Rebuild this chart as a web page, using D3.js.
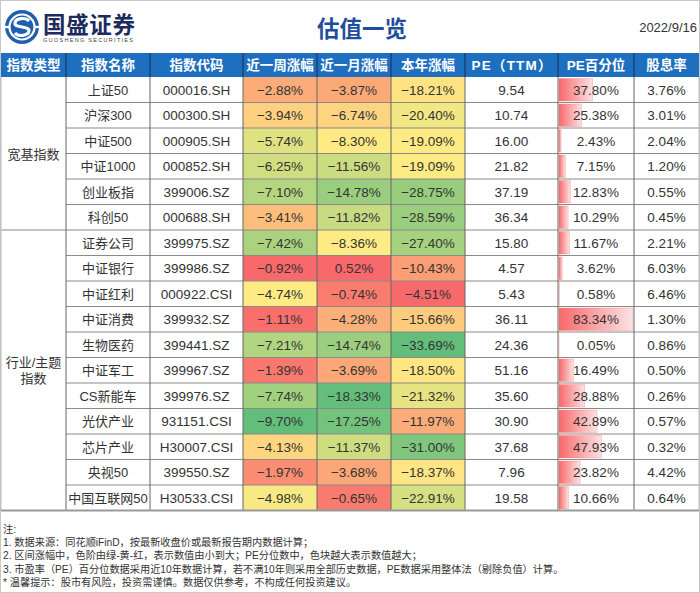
<!DOCTYPE html>
<html><head><meta charset="utf-8">
<script src="https://cdn.jsdelivr.net/npm/d3@7"></script>
<style>
html,body{margin:0;padding:0;background:#fff;}
svg{display:block;}
</style></head>
<body>
<svg id="chart" width="700" height="593"></svg>
<script>
// ---------- data ----------
const headers = ["指数类型","指数名称","指数代码","近一周涨幅","近一月涨幅","本年涨幅","PE（TTM）","PE百分位","股息率"];
const groups = [{name:["宽基指数"], count:6}, {name:["行业/主题","指数"], count:11}];
const names = ["上证50","沪深300","中证500","中证1000","创业板指","科创50","证券公司","中证银行","中证红利","中证消费","生物医药","中证军工","CS新能车","光伏产业","芯片产业","央视50","中国互联网50"];
const codes = ["000016.SH","000300.SH","000905.SH","000852.SH","399006.SZ","000688.SH","399975.SZ","399986.SZ","000922.CSI","399932.SZ","399441.SZ","399967.SZ","399976.SZ","931151.CSI","H30007.CSI","399550.SZ","H30533.CSI"];
const weekChg = [-2.88,-3.94,-5.74,-6.25,-7.10,-3.41,-7.42,-0.92,-4.74,-1.11,-7.21,-1.39,-7.74,-9.70,-4.13,-1.97,-4.98];
const monthChg = [-3.87,-6.74,-8.30,-11.56,-14.78,-11.82,-8.36,0.52,-0.74,-4.28,-14.74,-3.69,-18.33,-17.25,-11.37,-3.68,-0.65];
const yearChg = [-18.21,-20.40,-19.09,-19.09,-28.75,-28.59,-27.40,-10.43,-4.51,-15.66,-33.69,-18.50,-21.32,-11.97,-31.00,-18.37,-22.91];
const peTTM = [9.54,10.74,16.00,21.82,37.19,36.34,15.80,4.57,5.43,36.11,24.36,51.16,35.60,30.90,37.68,7.96,19.58];
const pePct = [37.80,25.38,2.43,7.15,12.83,10.29,11.67,3.62,0.58,83.34,0.05,16.49,28.88,42.89,47.93,23.82,10.66];
const divYield = [3.76,3.01,2.04,1.20,0.55,0.45,2.21,6.03,6.46,1.30,0.86,0.50,0.26,0.57,0.32,4.42,0.64];
const title = "估值一览";
const dateText = "2022/9/16";
const notes = [
  "注:",
  "1. 数据来源：同花顺iFinD，按最新收盘价或最新报告期内数据计算；",
  "2. 区间涨幅中，色阶由绿-黄-红，表示数值由小到大；PE分位数中，色块越大表示数值越大；",
  "3. 市盈率（PE）百分位数据采用近10年数据计算，若不满10年则采用全部历史数据，PE数据采用整体法（剔除负值）计算。",
  "* 温馨提示：股市有风险，投资需谨慎。数据仅供参考，不构成任何投资建议。"
];

// ---------- layout ----------
const svg = d3.select("#chart");
const colEdges = [1, 66, 150, 243, 317, 391, 465, 558, 634, 699];
const headTop = 53, headBot = 77, tableBot = 510.5;
const n = names.length;
const y = d3.scaleBand().domain(d3.range(n)).range([headBot, tableBot]).padding(0);
const rh = y.bandwidth();
const cx = i => (colEdges[i] + colEdges[i+1]) / 2;
const bodyFont = "'Liberation Sans','Noto Sans CJK SC',Arial,sans-serif";
const cjkFont = "'Noto Sans CJK SC','Liberation Sans',sans-serif";

// outer frame
svg.append("rect").attr("x",0.5).attr("y",0.5).attr("width",699).attr("height",592)
  .attr("fill","#fff").attr("stroke","#c8c8c8");

// ---------- logo ----------
const logo = svg.append("g").attr("transform","translate(22,27)");
logo.append("circle").attr("r",17).attr("fill","#1f5fae");
logo.append("circle").attr("r",12.5).attr("fill","none").attr("stroke","#fff").attr("stroke-width",2.2);
logo.append("path")
  .attr("d","M7,-6 C4,-10 -7,-9 -7,-3.5 C-7,1 7,-1 7,3.5 C7,9 -4,10 -7,6")
  .attr("fill","none").attr("stroke","#fff").attr("stroke-width",3.2).attr("stroke-linecap","butt");
logo.append("rect").attr("x",-17).attr("y",-1.2).attr("width",5).attr("height",2.4).attr("fill","#fff");
logo.append("rect").attr("x",12).attr("y",-1.2).attr("width",5).attr("height",2.4).attr("fill","#fff");
svg.append("text").attr("x",43).attr("y",33).attr("font-family",bodyFont).attr("font-weight","bold")
  .attr("font-size",22.5).attr("fill","#1b2b5e").attr("textLength",92).text("国盛证券");
svg.append("text").attr("x",43).attr("y",42).attr("font-family",bodyFont)
  .attr("font-size",5.5).attr("fill","#444").attr("textLength",90).attr("lengthAdjust","spacing")
  .text("GUOSHENG SECURITIES");

// title & date
svg.append("text").attr("x",362).attr("y",37).attr("text-anchor","middle")
  .attr("font-family",cjkFont).attr("font-weight","bold").attr("font-size",22.5)
  .attr("fill","#1f4f9c").text(title);
svg.append("text").attr("x",697).attr("y",32).attr("text-anchor","end")
  .attr("font-family",bodyFont).attr("font-size",13).attr("fill","#333").text(dateText);

// ---------- header ----------
svg.append("rect").attr("x",colEdges[0]).attr("y",headTop)
  .attr("width",colEdges[9]-colEdges[0]).attr("height",headBot-headTop).attr("fill","#1e6fbf");
headers.forEach((h,i)=>{
  const t = svg.append("text").attr("x",cx(i)).attr("y",(headTop+headBot)/2+4.8).attr("text-anchor","middle")
    .attr("font-family",bodyFont).attr("font-weight","bold").attr("font-size",13.5)
    .attr("fill","#fff").text(h);
  if (i===6) t.attr("textLength",80).attr("lengthAdjust","spacing");
});
colEdges.slice(1,-1).forEach(x=>{
  svg.append("line").attr("x1",x).attr("x2",x).attr("y1",headTop).attr("y2",headBot)
    .attr("stroke","#1b2f4c").attr("stroke-width",1);
});

// ---------- color scales ----------
function colorScale(vals){
  const s = vals.slice().sort(d3.ascending);
  return d3.scaleLinear().domain([s[0], d3.median(s), s[s.length-1]])
    .range(["#63BE7B","#FFEB84","#F8696B"]).interpolate(d3.interpolateRgb);
}
const cW = colorScale(weekChg), cM = colorScale(monthChg), cY = colorScale(yearChg);
const fmtPct = d3.format(".2f");
const fmtNum = d3.format(".2f");

const body = svg.append("g");
// colored cells
[[weekChg,cW,3],[monthChg,cM,4],[yearChg,cY,5]].forEach(([vals,sc,ci])=>{
  body.selectAll(null).data(vals).join("rect")
    .attr("x",colEdges[ci]).attr("y",(d,i)=>y(i))
    .attr("width",colEdges[ci+1]-colEdges[ci]).attr("height",rh)
    .attr("fill",d=>sc(d));
});

// data bars
const defs = svg.append("defs");
const grad = defs.append("linearGradient").attr("id","barGrad").attr("x1","0").attr("x2","1").attr("y1","0").attr("y2","0");
grad.append("stop").attr("offset","0%").attr("stop-color","#F8696B");
grad.append("stop").attr("offset","100%").attr("stop-color","#FDE2E3");
const bx = d3.scaleLinear().domain([0, d3.max(pePct)]).range([colEdges[7]+1, colEdges[8]-1]);
body.selectAll(null).data(pePct).join("rect")
  .attr("x",bx(0)).attr("y",(d,i)=>y(i)+1.5)
  .attr("width",d=>Math.max(0, bx(d)-bx(0))).attr("height",rh-3)
  .attr("fill","url(#barGrad)").attr("stroke","#F8696B").attr("stroke-opacity",0.35).attr("stroke-width",0.8);

// grid lines: horizontal
const hLines = d3.range(1,n).map(i=>y(i));
let start=0; const groupBounds=[];
groups.forEach(g=>{ groupBounds.push(start+g.count); start+=g.count; });
body.selectAll(null).data(hLines).join("line")
  .attr("x1",(d,i)=> groupBounds.includes(i+1) ? colEdges[0] : colEdges[1])
  .attr("x2",colEdges[9]).attr("y1",d=>d).attr("y2",d=>d)
  .attr("stroke","#8a8a8a").attr("stroke-width",1);
// vertical
colEdges.slice(1,-1).forEach(x=>{
  body.append("line").attr("x1",x).attr("x2",x).attr("y1",headBot).attr("y2",tableBot)
    .attr("stroke","#666").attr("stroke-width",1);
});
body.append("line").attr("x1",colEdges[0]).attr("x2",colEdges[0]).attr("y1",headBot).attr("y2",tableBot)
  .attr("stroke","#bbb");
body.append("line").attr("x1",colEdges[9]).attr("x2",colEdges[9]).attr("y1",headBot).attr("y2",tableBot)
  .attr("stroke","#bbb");
body.append("line").attr("x1",colEdges[0]).attr("x2",colEdges[9]).attr("y1",tableBot).attr("y2",tableBot)
  .attr("stroke","#999").attr("stroke-width",2);

// text cells
const columns = [
  [names, d=>d, 1, 13],
  [codes, d=>d, 2, 13.5],
  [weekChg, d=>fmtPct(d)+"%", 3, 13.5],
  [monthChg, d=>fmtPct(d)+"%", 4, 13.5],
  [yearChg, d=>fmtPct(d)+"%", 5, 13.5],
  [peTTM, d=>fmtNum(d), 6, 13.5],
  [pePct, d=>fmtPct(d)+"%", 7, 13.5],
  [divYield, d=>fmtPct(d)+"%", 8, 13.5]
];
columns.forEach(([vals,fmt,ci,fs])=>{
  body.selectAll(null).data(vals).join("text")
    .attr("x",cx(ci)).attr("y",(d,i)=>y(i)+rh/2+5)
    .attr("text-anchor","middle").attr("font-family",bodyFont).attr("font-size",fs)
    .attr("fill","#333").text(fmt);
});

// group labels
start = 0;
groups.forEach(g=>{
  const y0 = y(start), y1 = start+g.count>=n ? tableBot : y(start+g.count);
  const mid = (y0+y1)/2;
  const lh = 16;
  g.name.forEach((t,k)=>{
    svg.append("text").attr("x",cx(0)).attr("y",mid + (k-(g.name.length-1)/2)*lh + 5)
      .attr("text-anchor","middle").attr("font-family",bodyFont).attr("font-size",13)
      .attr("fill","#333").text(t);
  });
  start += g.count;
});

// notes
notes.forEach((t,i)=>{
  svg.append("text").attr("x",3).attr("y",532.5+i*13.4)
    .attr("font-family",bodyFont).attr("font-size",10.2).attr("fill","#333").text(t);
});
</script>
</body></html>
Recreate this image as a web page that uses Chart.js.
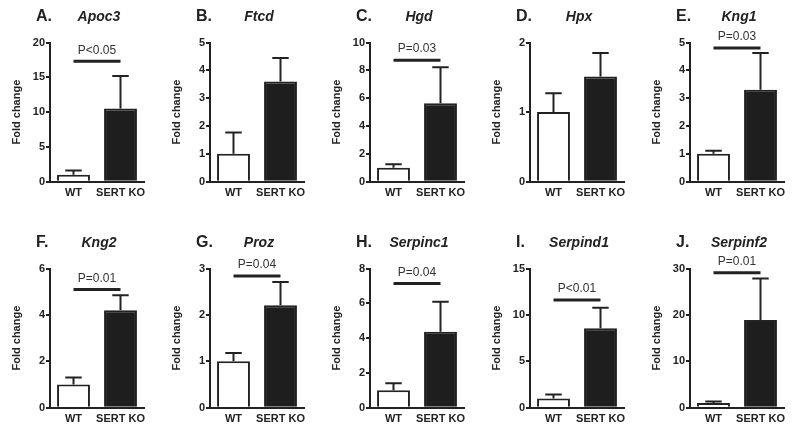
= = = = = = =
__Stated problem__. Copy each line of the preceding data that contains the string "this".

__Task answer__.
Rebuild this chart as a web page, using D3.js.
Recreate this image as a web page that uses Chart.js.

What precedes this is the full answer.